Unlocking Learning Dreams in Deprived Loyalist communities

Dr Jerry Stein, an American academic with an innovative and successful approach to educational attainment in deprived communities visited Northern Ireland last week as a guest of Public Achievement, Community Relations Council and Upper North Belfast Community Empowerment Partnership and he is hoping to develop a pilot in deprived loyalist communities in North Belfast.In his talk at the CRC offices he emphasised that a culture of learning is the key. Schools impact upon those with a desire to learn and this is why various school reforms have delivered little turnaround in many needy communities. To use a sweeping generalisation, if a person arrives at a school wanting to learn any school will succeed if a person doesn’t no school will succeed.

His programme, Neighbourhoods Educating Themselves, operates in the Prospect Park East River Road neighbourhood of Minneapolis. It began in 1994 following an asset-based approach (focusing on what the community has rather that focusing on need) and social capital (the construction, repair, development of linkages and networks between individuals, groups and communities). The techniques followed were personal introductions from neighbours or friends (no referrals from public agencies), asking a parent what their “learning dream” is and helping them achieve it followed by a parent and child choosing and achieving a common “learning dream”. It only delivered its own classes as a last resort as it believed establishing new linkages was a key aspect.

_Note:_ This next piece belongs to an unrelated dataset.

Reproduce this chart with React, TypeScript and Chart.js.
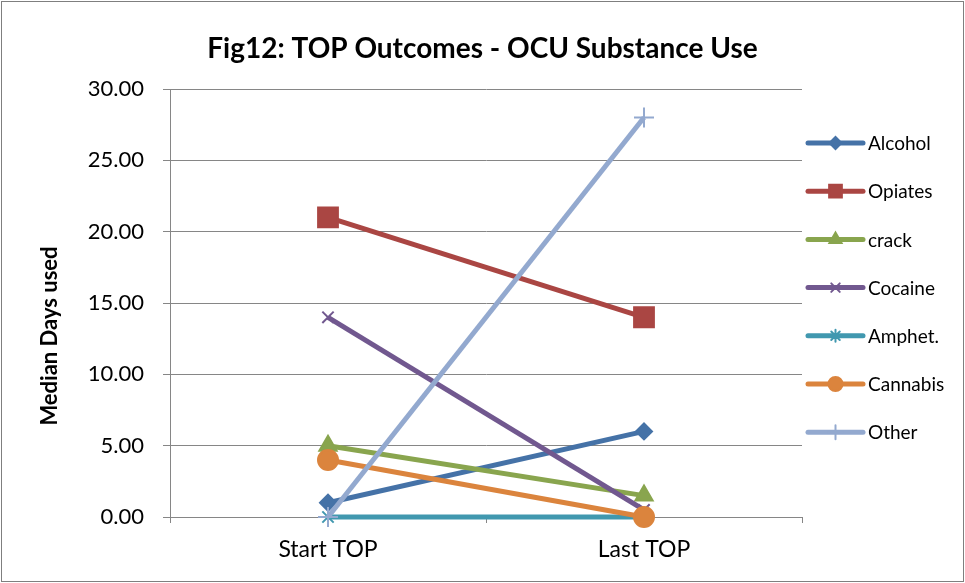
import React, { useEffect, useRef } from "react";
import { Chart, registerables } from "chart.js";
import { drawPoint } from "chart.js/helpers";

Chart.register(...registerables);

const titleText = "Fig12: TOP Outcomes - OCU Substance Use";
const yAxisTitle = "Median Days used";
const categories = ["Start TOP", "Last TOP"];
const seriesNames = ["Alcohol", "Opiates", "crack", "Cocaine", "Amphet.", "Cannabis", "Other"];
const alcohol = [1, 6];
const opiates = [21, 14];
const crack = [5, 1.5];
const cocaine = [14, 0.5];
const amphet = [0, 0];
const cannabis = [4, 0];
const other = [0, 28];
const seriesValues = [alcohol, opiates, crack, cocaine, amphet, cannabis, other];

const colors = ["#4572A7", "#AA4643", "#89A54E", "#71588F", "#4198AF", "#DB843D", "#93A9CF"];
const markers = ["rectRot", "rect", "triangle", "crossRot", "star", "circle", "cross"];
const markerRadius = [8, 14, 10, 8, 8, 10, 10];
const legendRadius = [6, 9, 7, 6, 6, 7, 7];

const FONT = "Lato, 'Open Sans', sans-serif";

const decorPlugin = {
  id: "decor",
  afterDraw(chart: any) {
    const ctx = chart.ctx;
    ctx.save();
    // title
    ctx.fillStyle = "#000000";
    ctx.font = `bold 28px ${FONT}`;
    ctx.textAlign = "center";
    ctx.textBaseline = "alphabetic";
    ctx.fillText(titleText, chart.width / 2, 58);
    // y-axis title
    ctx.save();
    ctx.translate(57, 336);
    ctx.rotate(-Math.PI / 2);
    ctx.font = `bold 22px ${FONT}`;
    ctx.textAlign = "center";
    ctx.textBaseline = "alphabetic";
    ctx.fillText(yAxisTitle, 0, 0);
    ctx.restore();
    // legend
    const x0 = 808;
    const x1 = 863;
    const y0 = 143;
    const step = 48.2;
    chart.data.datasets.forEach((ds: any, i: number) => {
      const y = y0 + step * i;
      ctx.strokeStyle = ds.borderColor;
      ctx.lineWidth = 5;
      ctx.lineCap = "round";
      ctx.beginPath();
      ctx.moveTo(x0, y);
      ctx.lineTo(x1, y);
      ctx.stroke();
      ctx.fillStyle = ds.pointBackgroundColor;
      ctx.strokeStyle = ds.pointBorderColor;
      ctx.lineWidth = 2;
      drawPoint(ctx, { pointStyle: ds.pointStyle, radius: legendRadius[i], rotation: 0, borderWidth: 2 }, (x0 + x1) / 2, y);
      ctx.fillStyle = "#000000";
      ctx.font = `19px ${FONT}`;
      ctx.textBaseline = "middle";
      ctx.textAlign = "left";
      ctx.fillText(seriesNames[i], 868, y + 1);
    });
    ctx.strokeStyle = "#7f7f7f";
    ctx.lineWidth = 1;
    ctx.strokeRect(1.5, 1.5, chart.width - 3, chart.height - 3);
    ctx.restore();
  },
};

export default function App() {
  const ref = useRef<HTMLCanvasElement>(null);
  useEffect(() => {
    if (!ref.current) return;
    const n = seriesNames.length;
    const chart = new Chart(ref.current, {
      type: "line",
      data: {
        labels: categories,
        datasets: seriesNames.map((name, i) => ({
          label: name,
          data: seriesValues[i],
          borderColor: colors[i],
          backgroundColor: colors[i],
          pointBackgroundColor: colors[i],
          pointBorderColor: colors[i],
          pointStyle: markers[i] as any,
          pointRadius: markerRadius[i],
          pointBorderWidth: 2,
          borderWidth: 5,
          tension: 0,
          order: n - i,
          clip: false as any,
        })),
      },
      options: {
        responsive: false,
        animation: false,
        devicePixelRatio: 1,
        layout: { padding: { top: 89, left: 0, right: 163, bottom: 0 } },
        plugins: {
          legend: { display: false },
          tooltip: { enabled: false },
          title: { display: false },
        },
        scales: {
          x: {
            type: "category",
            offset: true,
            grid: {
              display: true,
              offset: true,
              drawOnChartArea: false,
              drawTicks: true,
              tickLength: 6,
              color: "#868686",
            },
            border: { display: true, color: "#868686", width: 1 },
            ticks: {
              color: "#000000",
              font: { family: FONT, size: 23 },
              padding: 13,
              maxRotation: 0,
            },
            afterFit(scale: any) {
              scale.height = 583 - 517;
            },
          },
          y: {
            min: 0,
            max: 30,
            grid: {
              color: "#868686",
              drawTicks: true,
              tickLength: 7,
            },
            border: { display: true, color: "#868686", width: 1 },
            ticks: {
              stepSize: 5,
              color: "#000000",
              font: { family: FONT, size: 22 },
              padding: 19,
              callback: (v: any) => Number(v).toFixed(2),
            },
            afterFit(scale: any) {
              scale.width = 170;
            },
          },
        },
      },
      plugins: [decorPlugin],
    });
    return () => chart.destroy();
  }, []);
  return (
    <div style={{ position: "absolute", left: 0, top: 0, width: 965, height: 583, background: "#fff" }}>
      <canvas ref={ref} width={965} height={583} style={{ display: "block" }} />
    </div>
  );
}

It seems to have developed a culture of learning and local school outcomes are mighty impressive too. The work contributed to the re-establishment of a school in the area and this school boasts 100% parental involvement, 0% truancy and good exam results. It has also made a range of life-long learning organisations more flexible and responsive in how they deliver in needy communities.

Jerry Stein did not touch on it directly but his argument that school reforms have limited impact is interesting. Are the 11 plus reforms going to deliver the change some expect of it? Is it legitimate concern focused on the wrong issue? Is how much school reforms can actually deliver being overestimated?

Beyond education should our community sector take a hard look at whether the needs-based approach is delivering change?